▶ Directions
Retype all material exactly. Pictures stay out of the copy.

▶ Dataset extract

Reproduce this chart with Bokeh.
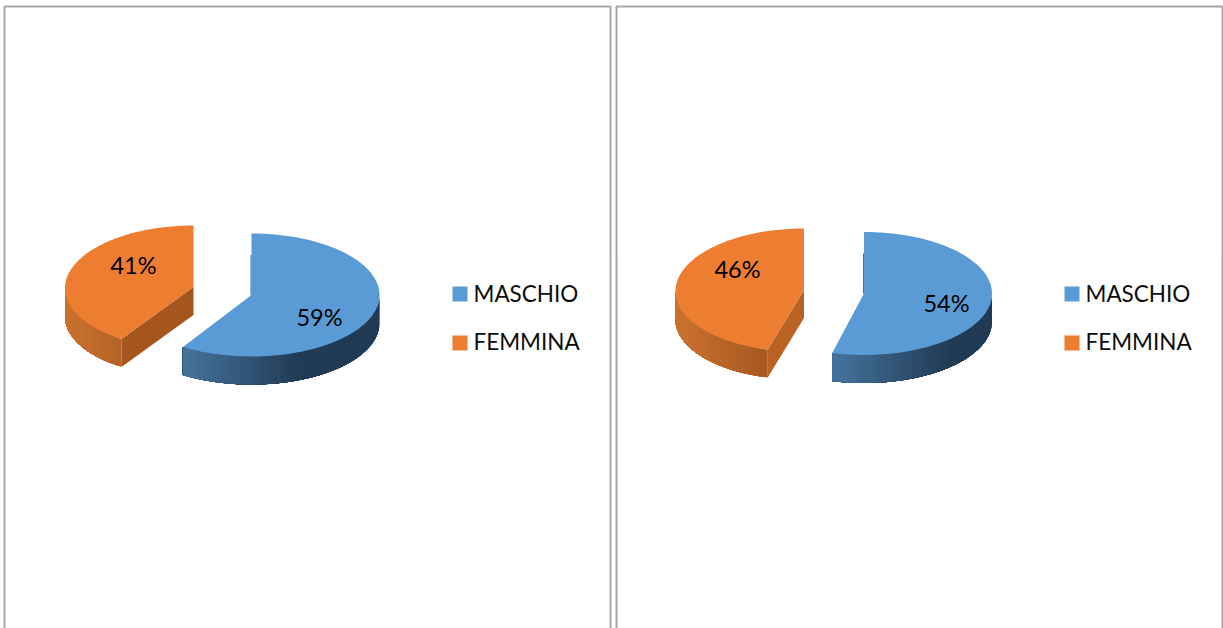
import numpy as np
from bokeh.embed import file_html
from bokeh.resources import INLINE
from bokeh.plotting import figure
from bokeh.models import Range1d
from bokeh.core.properties import value

# ---- data ----
categories = ["MASCHIO", "FEMMINA"]
male_share = [59, 54]
female_share = [41, 46]

# ---- layout (page pixels) ----
W, H = 1223, 628
RX, RY, DEPTH = 128.0, 61.5, 28.0
male_centers = [(251.0, 294.5), (863.5, 293.0)]
female_centers = [(193.0, 286.5), (803.5, 289.5)]
male_label_xy = [(319, 316.5), (946, 302.5)]
female_label_xy = [(133, 264.5), (737, 268.5)]
legend_x = [452, 1064]
legend_y = [293.5, 342.5]
legend_text_y = [292.5, 340.5]
panels = [(4, 610), (616, 1222)]
cut_colors = ["#A5561F", "#B96224"]

BLUE, ORANGE = "#5B9BD5", "#ED7D31"
FONT = value("Lato")

p = figure(width=W, height=H, x_range=Range1d(0, W), y_range=Range1d(H, 0),
           toolbar_location=None, output_backend="svg", min_border=0,
           outline_line_color=None)
p.axis.visible = False
p.grid.visible = False


def mix(c0, c1, t):
    a = np.array([int(c0[i:i + 2], 16) for i in (1, 3, 5)], float)
    b = np.array([int(c1[i:i + 2], 16) for i in (1, 3, 5)], float)
    r = a + (b - a) * min(max(t, 0), 1)
    return "#%02x%02x%02x" % tuple(int(round(v)) for v in r)


def wedge(cx, cy, start_pct, end_pct, top_color, side0, side1, span, cut=None, rx=RX, skew=0.0):
    def rim(t):
        # skew: the front of the wedge leans left, as the perspective of the original does
        return cx + rx * np.sin(t) - skew * (1 - np.cos(t)) / 2, cy - RY * np.cos(t)

    t0, t1 = np.radians(start_pct * 3.6), np.radians(end_pct * 3.6)
    # cut face from the centre to the front rim point
    if cut is not None:
        ex, ey = rim(t0)
        p.patch([cx, ex, ex, cx], [cy, ey, ey + DEPTH, cy + DEPTH],
                fill_color=cut, line_color=None)
    # outer wall, only the front half of the ellipse can be seen;
    # each slice reaches to the end of the wall and the next one paints over it
    a, b = max(t0, np.pi / 2), min(t1, 3 * np.pi / 2)
    edges = np.linspace(a, b, 41)
    xmin = min(rim(t)[0] for t in edges)
    xs, ys, cols = [], [], []
    for u in edges[:-1]:
        run = np.linspace(u, b, 60)
        rx_, ry_ = rim(run)
        xs.append([*rx_, *rx_[::-1]])
        ys.append([*ry_, *(ry_[::-1] + DEPTH)])
        cols.append(mix(side0, side1, (rim(u)[0] - xmin) / span))
    p.patches(xs, ys, fill_color=cols, line_color=None)
    # top face
    arc = np.linspace(t0, t1, 120)
    ax, ay = rim(arc)
    p.patch([cx, *ax], [cy, *ay], fill_color=top_color, line_color=None)


for i in range(2):
    m, f = male_share[i], female_share[i]
    mcx, mcy = male_centers[i]
    fcx, fcy = female_centers[i]
    wedge(mcx, mcy, 0, m, BLUE, "#47759F", "#213A55", 120)
    p.line([mcx - 0.5, mcx - 0.5], [mcy - 40, mcy], line_color="#3C6E9E", line_width=1)
    wedge(fcx, fcy, m, m + f, ORANGE, "#CB7230", "#A5561F", 100, cut=cut_colors[i], rx=126.0, skew=5.0)

    lx, ly = male_label_xy[i]
    p.text([lx], [ly], text=[f"{m}%"], text_font=FONT, text_font_size="23.5px",
           text_color="#000000", text_align="center", text_baseline="middle")
    lx, ly = female_label_xy[i]
    p.text([lx], [ly], text=[f"{f}%"], text_font=FONT, text_font_size="23.5px",
           text_color="#000000", text_align="center", text_baseline="middle")

    for cat, col, y, ty in zip(categories, [BLUE, ORANGE], legend_y, legend_text_y):
        p.rect([legend_x[i] + 7.5], [y], width=15, height=15, fill_color=col, line_color=None)
        p.text([legend_x[i] + 21], [ty], text=[cat], text_font=FONT, text_font_size="22.5px",
               text_color="#0D0D0D", text_align="left", text_baseline="middle")

    x0, x1 = panels[i]
    p.line([x0, x0, x1, x1], [H, 6, 6, H], line_color="#A6A6A6", line_width=2)

open("out.html", "w").write(file_html(p, INLINE))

▶ Full output
Reproduce this chart with Bokeh.
import numpy as np
from bokeh.embed import file_html
from bokeh.resources import INLINE
from bokeh.plotting import figure
from bokeh.models import Range1d
from bokeh.core.properties import value

# ---- data ----
categories = ["MASCHIO", "FEMMINA"]
male_share = [59, 54]
female_share = [41, 46]

# ---- layout (page pixels) ----
W, H = 1223, 628
RX, RY, DEPTH = 128.0, 61.5, 28.0
male_centers = [(251.0, 294.5), (863.5, 293.0)]
female_centers = [(193.0, 286.5), (803.5, 289.5)]
male_label_xy = [(319, 316.5), (946, 302.5)]
female_label_xy = [(133, 264.5), (737, 268.5)]
legend_x = [452, 1064]
legend_y = [293.5, 342.5]
legend_text_y = [292.5, 340.5]
panels = [(4, 610), (616, 1222)]
cut_colors = ["#A5561F", "#B96224"]

BLUE, ORANGE = "#5B9BD5", "#ED7D31"
FONT = value("Lato")

p = figure(width=W, height=H, x_range=Range1d(0, W), y_range=Range1d(H, 0),
           toolbar_location=None, output_backend="svg", min_border=0,
           outline_line_color=None)
p.axis.visible = False
p.grid.visible = False


def mix(c0, c1, t):
    a = np.array([int(c0[i:i + 2], 16) for i in (1, 3, 5)], float)
    b = np.array([int(c1[i:i + 2], 16) for i in (1, 3, 5)], float)
    r = a + (b - a) * min(max(t, 0), 1)
    return "#%02x%02x%02x" % tuple(int(round(v)) for v in r)


def wedge(cx, cy, start_pct, end_pct, top_color, side0, side1, span, cut=None, rx=RX, skew=0.0):
    def rim(t):
        # skew: the front of the wedge leans left, as the perspective of the original does
        return cx + rx * np.sin(t) - skew * (1 - np.cos(t)) / 2, cy - RY * np.cos(t)

    t0, t1 = np.radians(start_pct * 3.6), np.radians(end_pct * 3.6)
    # cut face from the centre to the front rim point
    if cut is not None:
        ex, ey = rim(t0)
        p.patch([cx, ex, ex, cx], [cy, ey, ey + DEPTH, cy + DEPTH],
                fill_color=cut, line_color=None)
    # outer wall, only the front half of the ellipse can be seen;
    # each slice reaches to the end of the wall and the next one paints over it
    a, b = max(t0, np.pi / 2), min(t1, 3 * np.pi / 2)
    edges = np.linspace(a, b, 41)
    xmin = min(rim(t)[0] for t in edges)
    xs, ys, cols = [], [], []
    for u in edges[:-1]:
        run = np.linspace(u, b, 60)
        rx_, ry_ = rim(run)
        xs.append([*rx_, *rx_[::-1]])
        ys.append([*ry_, *(ry_[::-1] + DEPTH)])
        cols.append(mix(side0, side1, (rim(u)[0] - xmin) / span))
    p.patches(xs, ys, fill_color=cols, line_color=None)
    # top face
    arc = np.linspace(t0, t1, 120)
    ax, ay = rim(arc)
    p.patch([cx, *ax], [cy, *ay], fill_color=top_color, line_color=None)


for i in range(2):
    m, f = male_share[i], female_share[i]
    mcx, mcy = male_centers[i]
    fcx, fcy = female_centers[i]
    wedge(mcx, mcy, 0, m, BLUE, "#47759F", "#213A55", 120)
    p.line([mcx - 0.5, mcx - 0.5], [mcy - 40, mcy], line_color="#3C6E9E", line_width=1)
    wedge(fcx, fcy, m, m + f, ORANGE, "#CB7230", "#A5561F", 100, cut=cut_colors[i], rx=126.0, skew=5.0)

    lx, ly = male_label_xy[i]
    p.text([lx], [ly], text=[f"{m}%"], text_font=FONT, text_font_size="23.5px",
           text_color="#000000", text_align="center", text_baseline="middle")
    lx, ly = female_label_xy[i]
    p.text([lx], [ly], text=[f"{f}%"], text_font=FONT, text_font_size="23.5px",
           text_color="#000000", text_align="center", text_baseline="middle")

    for cat, col, y, ty in zip(categories, [BLUE, ORANGE], legend_y, legend_text_y):
        p.rect([legend_x[i] + 7.5], [y], width=15, height=15, fill_color=col, line_color=None)
        p.text([legend_x[i] + 21], [ty], text=[cat], text_font=FONT, text_font_size="22.5px",
               text_color="#0D0D0D", text_align="left", text_baseline="middle")

    x0, x1 = panels[i]
    p.line([x0, x0, x1, x1], [H, 6, 6, H], line_color="#A6A6A6", line_width=2)

open("out.html", "w").write(file_html(p, INLINE))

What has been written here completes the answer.